_Directive_: Filter the entries and keep only the lines where the string "code" appears.

_Material_:

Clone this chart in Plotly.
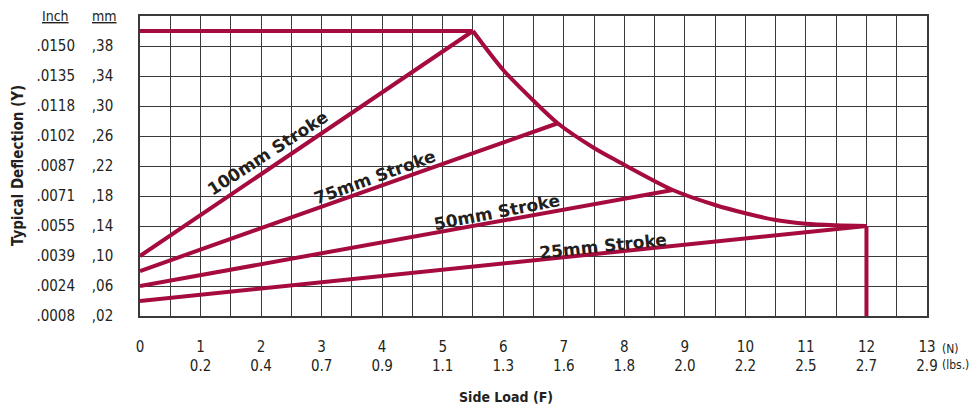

* * *

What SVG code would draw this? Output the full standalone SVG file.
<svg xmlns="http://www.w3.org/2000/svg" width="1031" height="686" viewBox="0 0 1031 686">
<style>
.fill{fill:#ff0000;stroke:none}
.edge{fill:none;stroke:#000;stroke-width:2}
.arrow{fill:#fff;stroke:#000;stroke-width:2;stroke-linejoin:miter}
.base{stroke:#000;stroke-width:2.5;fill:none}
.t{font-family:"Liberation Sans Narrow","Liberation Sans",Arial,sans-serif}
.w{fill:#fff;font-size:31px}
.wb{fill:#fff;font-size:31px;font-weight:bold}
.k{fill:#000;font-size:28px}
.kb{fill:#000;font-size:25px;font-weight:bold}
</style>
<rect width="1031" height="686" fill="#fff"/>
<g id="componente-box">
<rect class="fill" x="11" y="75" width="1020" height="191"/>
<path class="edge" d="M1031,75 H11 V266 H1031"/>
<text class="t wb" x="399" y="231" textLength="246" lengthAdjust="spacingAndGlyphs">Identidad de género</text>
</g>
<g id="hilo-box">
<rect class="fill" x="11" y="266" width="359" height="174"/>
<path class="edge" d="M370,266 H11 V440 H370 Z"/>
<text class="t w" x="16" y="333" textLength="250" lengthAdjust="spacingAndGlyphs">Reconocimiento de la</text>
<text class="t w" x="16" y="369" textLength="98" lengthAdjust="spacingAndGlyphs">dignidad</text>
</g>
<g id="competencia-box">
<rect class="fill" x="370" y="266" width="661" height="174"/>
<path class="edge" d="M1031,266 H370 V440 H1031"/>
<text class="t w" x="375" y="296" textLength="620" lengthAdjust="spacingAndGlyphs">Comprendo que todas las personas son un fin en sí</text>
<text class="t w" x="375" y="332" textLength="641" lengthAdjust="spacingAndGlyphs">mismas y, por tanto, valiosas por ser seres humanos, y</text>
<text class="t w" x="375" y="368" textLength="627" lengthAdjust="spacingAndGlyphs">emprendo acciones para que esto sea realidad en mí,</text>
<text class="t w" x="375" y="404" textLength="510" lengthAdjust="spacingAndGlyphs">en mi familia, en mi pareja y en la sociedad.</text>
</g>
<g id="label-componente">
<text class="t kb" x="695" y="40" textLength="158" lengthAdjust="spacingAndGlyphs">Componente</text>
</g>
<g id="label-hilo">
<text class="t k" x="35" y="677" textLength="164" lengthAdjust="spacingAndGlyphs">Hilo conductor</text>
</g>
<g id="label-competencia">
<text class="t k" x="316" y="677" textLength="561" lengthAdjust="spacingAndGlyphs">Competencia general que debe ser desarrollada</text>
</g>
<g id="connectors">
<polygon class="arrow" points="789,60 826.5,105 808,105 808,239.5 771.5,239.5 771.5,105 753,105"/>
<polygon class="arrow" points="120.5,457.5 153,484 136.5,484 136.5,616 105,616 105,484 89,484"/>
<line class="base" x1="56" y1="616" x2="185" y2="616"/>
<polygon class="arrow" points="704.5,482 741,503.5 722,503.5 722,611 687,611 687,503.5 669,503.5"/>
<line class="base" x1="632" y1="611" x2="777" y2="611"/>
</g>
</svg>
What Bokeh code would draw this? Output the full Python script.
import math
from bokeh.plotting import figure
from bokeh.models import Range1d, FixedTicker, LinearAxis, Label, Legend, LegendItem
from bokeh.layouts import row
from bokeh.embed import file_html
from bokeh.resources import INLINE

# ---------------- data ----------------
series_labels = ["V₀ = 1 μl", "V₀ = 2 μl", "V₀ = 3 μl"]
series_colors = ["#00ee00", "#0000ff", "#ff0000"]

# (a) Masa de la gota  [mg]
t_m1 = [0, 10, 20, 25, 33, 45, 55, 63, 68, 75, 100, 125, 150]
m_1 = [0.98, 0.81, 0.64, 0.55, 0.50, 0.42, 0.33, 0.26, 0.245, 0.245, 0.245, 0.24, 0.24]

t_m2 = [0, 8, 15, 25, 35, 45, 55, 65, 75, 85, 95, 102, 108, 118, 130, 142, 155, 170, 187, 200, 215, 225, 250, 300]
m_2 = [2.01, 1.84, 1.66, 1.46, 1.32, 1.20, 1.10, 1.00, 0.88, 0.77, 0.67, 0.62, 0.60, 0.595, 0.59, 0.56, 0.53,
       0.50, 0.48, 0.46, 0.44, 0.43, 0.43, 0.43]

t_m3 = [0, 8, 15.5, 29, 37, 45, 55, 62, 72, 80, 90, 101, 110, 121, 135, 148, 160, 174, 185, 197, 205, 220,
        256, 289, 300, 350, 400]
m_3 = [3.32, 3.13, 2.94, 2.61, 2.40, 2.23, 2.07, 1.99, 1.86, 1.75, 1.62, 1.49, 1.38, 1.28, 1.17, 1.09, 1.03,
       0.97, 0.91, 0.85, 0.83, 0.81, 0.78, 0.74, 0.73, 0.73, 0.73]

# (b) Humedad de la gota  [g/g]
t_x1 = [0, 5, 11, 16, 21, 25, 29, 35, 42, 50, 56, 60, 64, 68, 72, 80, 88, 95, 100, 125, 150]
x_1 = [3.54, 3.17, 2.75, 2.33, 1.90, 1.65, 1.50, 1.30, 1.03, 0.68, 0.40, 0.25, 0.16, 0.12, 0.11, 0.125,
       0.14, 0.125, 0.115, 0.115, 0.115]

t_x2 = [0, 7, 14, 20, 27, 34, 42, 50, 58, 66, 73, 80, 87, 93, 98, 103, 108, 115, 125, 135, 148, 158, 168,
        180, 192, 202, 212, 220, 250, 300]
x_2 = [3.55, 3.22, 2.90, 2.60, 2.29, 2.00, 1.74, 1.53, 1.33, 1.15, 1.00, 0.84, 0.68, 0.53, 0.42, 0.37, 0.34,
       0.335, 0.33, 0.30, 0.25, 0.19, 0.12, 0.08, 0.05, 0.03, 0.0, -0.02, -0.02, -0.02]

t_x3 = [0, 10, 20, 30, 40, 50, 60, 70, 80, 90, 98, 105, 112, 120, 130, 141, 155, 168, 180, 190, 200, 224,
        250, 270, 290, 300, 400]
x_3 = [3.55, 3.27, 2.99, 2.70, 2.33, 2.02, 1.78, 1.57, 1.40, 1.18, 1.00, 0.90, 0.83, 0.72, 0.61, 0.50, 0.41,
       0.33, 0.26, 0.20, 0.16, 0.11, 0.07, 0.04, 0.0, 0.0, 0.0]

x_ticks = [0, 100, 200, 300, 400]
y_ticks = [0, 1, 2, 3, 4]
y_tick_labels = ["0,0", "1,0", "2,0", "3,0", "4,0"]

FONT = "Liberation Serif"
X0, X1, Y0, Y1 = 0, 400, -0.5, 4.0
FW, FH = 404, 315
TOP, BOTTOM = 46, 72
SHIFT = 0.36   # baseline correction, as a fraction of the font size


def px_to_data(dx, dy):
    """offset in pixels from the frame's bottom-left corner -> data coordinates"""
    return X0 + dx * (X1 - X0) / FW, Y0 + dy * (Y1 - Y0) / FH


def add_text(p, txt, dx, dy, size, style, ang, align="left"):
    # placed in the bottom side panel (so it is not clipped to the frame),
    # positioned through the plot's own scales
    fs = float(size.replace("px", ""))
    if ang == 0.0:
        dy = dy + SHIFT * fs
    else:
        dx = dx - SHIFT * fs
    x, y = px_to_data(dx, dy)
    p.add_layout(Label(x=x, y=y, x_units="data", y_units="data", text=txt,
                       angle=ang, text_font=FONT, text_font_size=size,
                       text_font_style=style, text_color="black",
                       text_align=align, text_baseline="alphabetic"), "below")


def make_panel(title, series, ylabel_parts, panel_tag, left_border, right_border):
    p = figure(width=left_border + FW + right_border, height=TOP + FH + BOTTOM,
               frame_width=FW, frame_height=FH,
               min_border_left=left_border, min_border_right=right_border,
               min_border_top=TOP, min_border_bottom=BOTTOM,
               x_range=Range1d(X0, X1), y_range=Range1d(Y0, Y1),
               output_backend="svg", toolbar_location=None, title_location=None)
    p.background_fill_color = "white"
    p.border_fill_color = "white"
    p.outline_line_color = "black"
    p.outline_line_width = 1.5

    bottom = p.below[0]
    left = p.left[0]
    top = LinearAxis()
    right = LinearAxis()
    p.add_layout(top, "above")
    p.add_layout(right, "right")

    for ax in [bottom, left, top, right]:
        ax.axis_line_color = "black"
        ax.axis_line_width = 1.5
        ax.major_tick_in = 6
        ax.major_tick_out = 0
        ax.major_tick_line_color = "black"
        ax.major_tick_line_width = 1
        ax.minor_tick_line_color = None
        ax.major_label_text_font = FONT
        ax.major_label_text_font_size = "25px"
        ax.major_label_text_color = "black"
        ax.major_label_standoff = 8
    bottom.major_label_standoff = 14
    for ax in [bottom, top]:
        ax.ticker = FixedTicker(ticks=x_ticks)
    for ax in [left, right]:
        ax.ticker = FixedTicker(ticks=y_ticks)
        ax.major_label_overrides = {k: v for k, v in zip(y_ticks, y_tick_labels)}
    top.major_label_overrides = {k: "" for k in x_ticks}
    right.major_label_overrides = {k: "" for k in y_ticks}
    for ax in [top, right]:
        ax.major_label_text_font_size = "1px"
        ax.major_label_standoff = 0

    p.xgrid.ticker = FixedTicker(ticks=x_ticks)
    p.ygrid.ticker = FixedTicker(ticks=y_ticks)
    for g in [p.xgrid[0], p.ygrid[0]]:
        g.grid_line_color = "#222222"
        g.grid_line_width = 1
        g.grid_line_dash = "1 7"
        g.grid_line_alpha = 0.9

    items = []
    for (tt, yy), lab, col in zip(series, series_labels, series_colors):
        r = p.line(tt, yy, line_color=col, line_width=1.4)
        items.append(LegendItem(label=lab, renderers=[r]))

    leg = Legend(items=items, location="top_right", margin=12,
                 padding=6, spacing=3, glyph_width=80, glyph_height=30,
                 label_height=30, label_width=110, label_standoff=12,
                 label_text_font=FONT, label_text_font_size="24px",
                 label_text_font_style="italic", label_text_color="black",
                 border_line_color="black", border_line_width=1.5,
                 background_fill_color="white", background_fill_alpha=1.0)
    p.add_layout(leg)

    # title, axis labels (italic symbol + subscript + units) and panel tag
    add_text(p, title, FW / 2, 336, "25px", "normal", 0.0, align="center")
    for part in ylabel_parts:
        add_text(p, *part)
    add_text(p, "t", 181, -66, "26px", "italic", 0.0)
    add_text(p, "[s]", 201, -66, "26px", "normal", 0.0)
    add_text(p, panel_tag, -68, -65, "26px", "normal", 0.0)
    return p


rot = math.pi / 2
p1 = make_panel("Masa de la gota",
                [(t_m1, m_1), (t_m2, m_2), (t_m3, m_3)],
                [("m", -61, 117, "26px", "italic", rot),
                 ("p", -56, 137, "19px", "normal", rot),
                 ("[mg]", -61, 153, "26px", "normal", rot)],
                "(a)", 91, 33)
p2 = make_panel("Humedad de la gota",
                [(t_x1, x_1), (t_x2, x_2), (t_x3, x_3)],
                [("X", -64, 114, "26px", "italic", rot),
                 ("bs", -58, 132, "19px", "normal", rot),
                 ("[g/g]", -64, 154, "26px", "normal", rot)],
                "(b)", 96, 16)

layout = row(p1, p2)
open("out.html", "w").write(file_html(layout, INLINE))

_Answer to this exercise_:
What SVG code would draw this? Output the full standalone SVG file.
What Bokeh code would draw this? Output the full Python script.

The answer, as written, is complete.